What Airplanes Are Still "Hot" … or At Least "Warm"?

It's a buyer's market, in every class of aircraft. But there are still some models that are holding their value better than others. Economy is a big factor in an airplane's desirability at the moment. So twin-engine pistons are currently "very soft," according to Steve Champness, national advertising sales executive for Trade-A-Plane. "You can get a [Beech] Baron for a song right now," he says. "There's a lot of suspicion about what's going to happen to fuel prices. So people are going from twins to high-performance singles, like the Cirrus, Cessna 400 or even Bonanzas."

Single-engine pistons built in the late 1990s and early 2000s that don't have glass cockpits are also struggling. "The problem those aircraft have is that, since they don't have the new technology, they're competing against older aircraft of that same model that perform the same but cost a whole lot less," explains John Frank, executive director of the Cessna Pilots Association.

The toughest sells, according to used aircraft broker Barron Thomas, are aircraft built in the 1950s and early 1960s that don't fit into the true classic/antique category, but are old enough to be running into significant airframe and age issues.

The bestsellers, by contrast, are "aircraft that are one to five years old, of any make," Thomas says. "If they have glass, they have a slight advantage, but those aircraft are a very good value.

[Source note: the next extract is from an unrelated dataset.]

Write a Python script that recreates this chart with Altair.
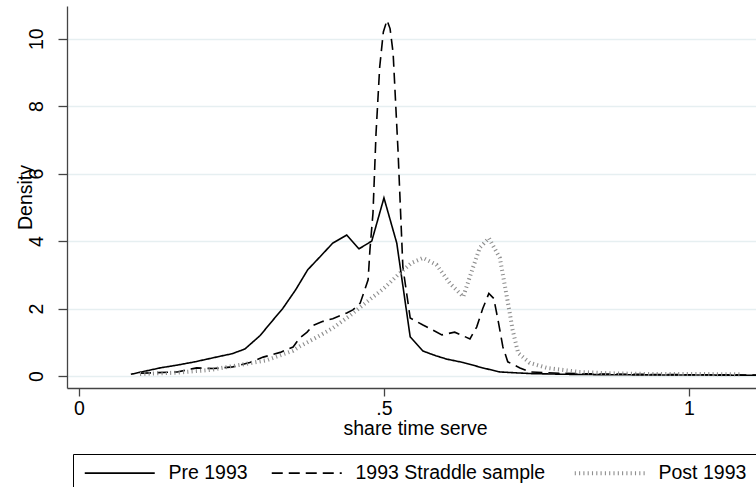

The other category that's holding its value a little better and selling faster is the real popular Cessnas from the mid-1970s -- the 172s, 182, 210s and 206s." But, Thomas adds, "there's a very loyal following for every kind of airplane. [Cessna] Cardinals have a big following. So do mid-late model Mooneys, and even Grummans."

That trend is enhanced by the fact that buyers today have more information than ever at their fingertips. So, if anything, they tend to be even more specific about what they want. "They do their own research and decide what they want," Thomas says. "So a guy who calls wanting a Mooney only wants a Mooney, and a Bonanza guy only wants a Bonanza."

On the jet side, smaller is better, according to Jay Mesinger, CEO of J. Mesinger Corporate Aircraft Sales. "What's moving better are the small to midsize jets," he says. "[Cessna] CJ1s, 2s and 3s, and Hawker 800s, that kind of aircraft. The market for the larger Gulfstreams, Challengers and Falcons has all but gone away right now." Part of the reason for that is fuel economy, and the "negative optics" of operating a large business jet at the moment. But another piece of the equation is that the drastic plunge in jet aircraft prices is making some of the "entry-level" jets an option for people who, a year ago, couldn't have contemplated buying a personal or business jet.